Türkiye'de yaşanan sürecin kendisine olumsuz yansıdığını anlatan Pınar Kür, "2 yılımı yatakta geçirdim. Ağrılarım, sızılarım oldu. 'Sadık Bey' kitabımı bu dönemde yazdım. 'Sadık Bey' aslında benim içerisinde bulunduğum duygularımı anlatıyor" dedi.
'Asılacak Kadın' kitabının hikayesine de değinen Kür, "Bir gün evde bir fotoğraf buldum. Fotoğrafta meydanda asılmış bir kadın vardı. Gidip anneme sordum 'Bu kadın kim?' diye. Fotoğrafı ablasından aldığını söyledi. Hikayesini anlattı ve beni çok etkiledi. Ben kafamda hikayeyi kurmaya başladım ve yazma isteğim arttı. Sonra bunu romana çevirdim. Eşim de tiyatrocu olduğu için rejisör arkadaşlarına gösterdi. Yaşanan hikayede ırza geçmek olduğu için kimse sahnelemedi oyunu. Daha sonra filmi çekildi" dedi.

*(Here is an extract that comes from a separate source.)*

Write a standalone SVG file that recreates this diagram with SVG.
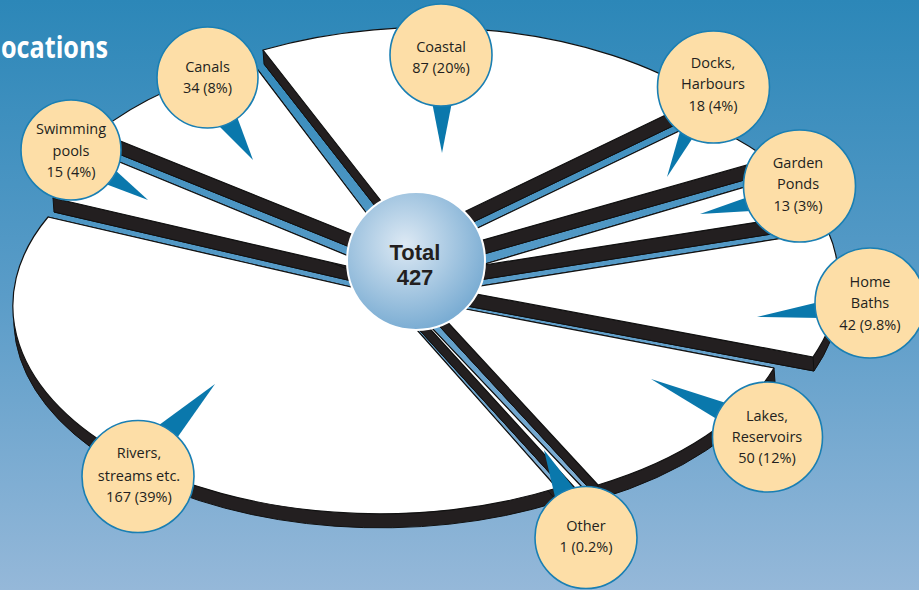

Söyleşinin ardından Nilüfer Belediye Meclisi üyesi Pınar Göz, Pınar Kür'e Nilüfer Belediye Başkanı Mustafa Bozbey adına teşekkür etti.
Pınar Kür, Nilüfer Belediyesi Kütüphane Müdürlüğü tarafından söyleşiye katılanlara armağan edilen 'Sadık Bey' isimli romanını da imzaladı.